Бегство в тот раз оказалось удачным, и снова потянулись год за годом, а потом…
— До-о-о-олбаный э-эльфи-ий за-а-а-а-а-а-ад!
Потом к очередным хозяевам пришли алкарим с гербами восточного фронта.
«О! — показал пальцем один из них на скитальца. — Помните его, братва?»
Наверное, стоило просто согласиться идти на войну с кем-то там куда-то там. Но…
— Э-эльфи-ий оттолбанный по самые яйца за-а-а-а-ад!
Орк побежал. Только недостаточно быстро.
— Долбаный э-эльфи-ий за-а-а-а-а-а-ад! А-а-а-а! Что-об тебя!

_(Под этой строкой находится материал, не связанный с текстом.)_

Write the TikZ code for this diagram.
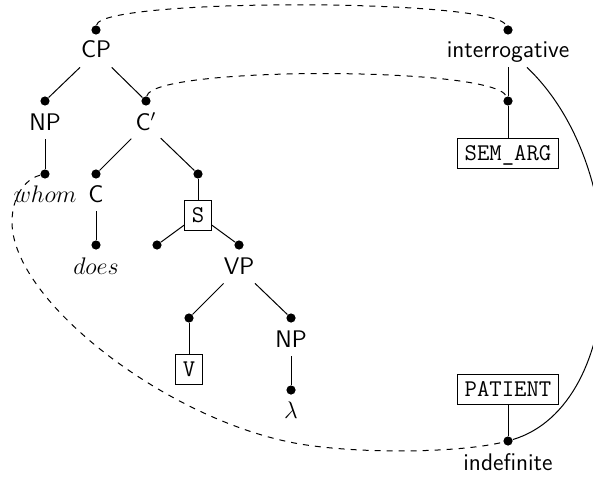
\documentclass[tikz,border=0pt]{standalone}
\usetikzlibrary{calc}
\begin{document}
\begin{tikzpicture}[x=0.5pt,y=-0.5pt,
  lbl/.style={font=\fontsize{12}{14}\selectfont\sffamily, anchor=base, inner sep=2pt, text height=8.5pt, text depth=2.5pt},
  dotn/.style={circle, fill=black, inner sep=0pt, minimum size=4.6pt},
  tbox/.style={draw, line width=0.5pt, font=\fontsize{12}{14}\selectfont\ttfamily, inner sep=3.6pt, text height=7.4pt, text depth=0.4pt},
  edge/.style={line width=0.5pt},
  link/.style={dashed, line width=0.5pt}]
\useasboundingbox (0,0) rectangle (593,476);
% tree
\node[dotn] (cpd) at (96,30) {};
\node[lbl] (cp) at (96,58) {CP};
\node[dotn] (npd) at (45,101) {};
\node[lbl] (np) at (45,130) {NP};
\node[dotn] (cbd) at (146,101) {};
\node[lbl] (cb) at (146,130) {C$'$};
\node[dotn] (whd) at (45,174) {};
\node[lbl] (wh) at (45,202) {$whom$};
\node[dotn] (cd) at (96,174) {};
\node[lbl] (c) at (96,202) {C};
\node[dotn] (sd) at (198,174) {};
\node[tbox] (s) at (198,215) {S};
\node[dotn] (dd) at (96,245) {};
\node[lbl] (does) at (96,274) {$does$};
\node[dotn] (ld) at (157,245) {};
\node[dotn] (vpd) at (239,245) {};
\node[lbl] (vp) at (239,274) {VP};
\node[dotn] (vd) at (189,318) {};
\node[tbox] (v) at (189,369) {V};
\node[dotn] (np2d) at (291,318) {};
\node[lbl] (np2) at (291,347) {NP};
\node[dotn] (lamd) at (291,390) {};
\node[lbl] (lam) at (291,418) {$\lambda$};
% right side
\node[dotn] (intd) at (508,30) {};
\node[lbl] (int) at (508,58) {interrogative};
\node[dotn] (semd) at (508,101) {};
\node[tbox] (sem) at (508,153) {SEM\_ARG};
\node[tbox] (pat) at (508,389) {PATIENT};
\node[dotn] (indd) at (508,441) {};
\node[lbl] (ind) at (508,470) {indefinite};
% edges
\draw[edge] (cp) -- (npd);
\draw[edge] (cp) -- (cbd);
\draw[edge] (np) -- (whd);
\draw[edge] (cb) -- (cd);
\draw[edge] (cb) -- (sd);
\draw[edge] (sd) -- (s);
\draw[edge] (c) -- (dd);
\draw[edge] (s) -- (ld);
\draw[edge] (s) -- (vpd);
\draw[edge] (vp) -- (vd);
\draw[edge] (vp) -- (np2d);
\draw[edge] (vd) -- (v);
\draw[edge] (np2) -- (lamd);
\draw[edge] (int.south) -- (semd);
\draw[edge] (semd) -- (sem);
\draw[edge] (pat) -- (indd);
% links
\draw[link] (cpd) .. controls (100,-2) and (495,-2) .. (intd);
\draw[link] (cbd) .. controls (152,66) and (495,66) .. (semd);
\draw[link] (whd) .. controls (25,179) and (12,197) .. (12,222)
  .. controls (12,302) and (170,422) .. (300,444)
  .. controls (360,454) and (458,453) .. (indd);
\draw[edge] ([xshift=9.5pt]int.south) .. controls (635,170) and (628,405) .. (indd);
\end{tikzpicture}
\end{document}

И теперь всё, что осталось у обречённого на смерть дезертира — глубокая грязная яма. И собственные совсем не мелодичные вопли.
***
Время шло с жестокой неумолимостью, не останавливаясь, как и редкие случайные прохожие. Обречённый орк уже почти не чувствовал голода, остались лишь холод и жажда, которую с трудом, но удавалось утолить грязной дождевой водой, то и дело наполнявшей зловонную лужу под задницей. Песок и глина не годились в пищу, однако пленнику ямы давно стало всё равно, чем забивать желудок. Над головой клубилась колдовская тьма, и, засыпая то ли ненадолго, то ли навсегда, орк услышал песню, которую, наверное, когда-то пел папаша. Или кто-нибудь другой, какая теперь разница?
А, может, это была Тема самого Вала Мелькора.
«Мрак — мой второй дом!
Не зря же так долго искал себя в нём.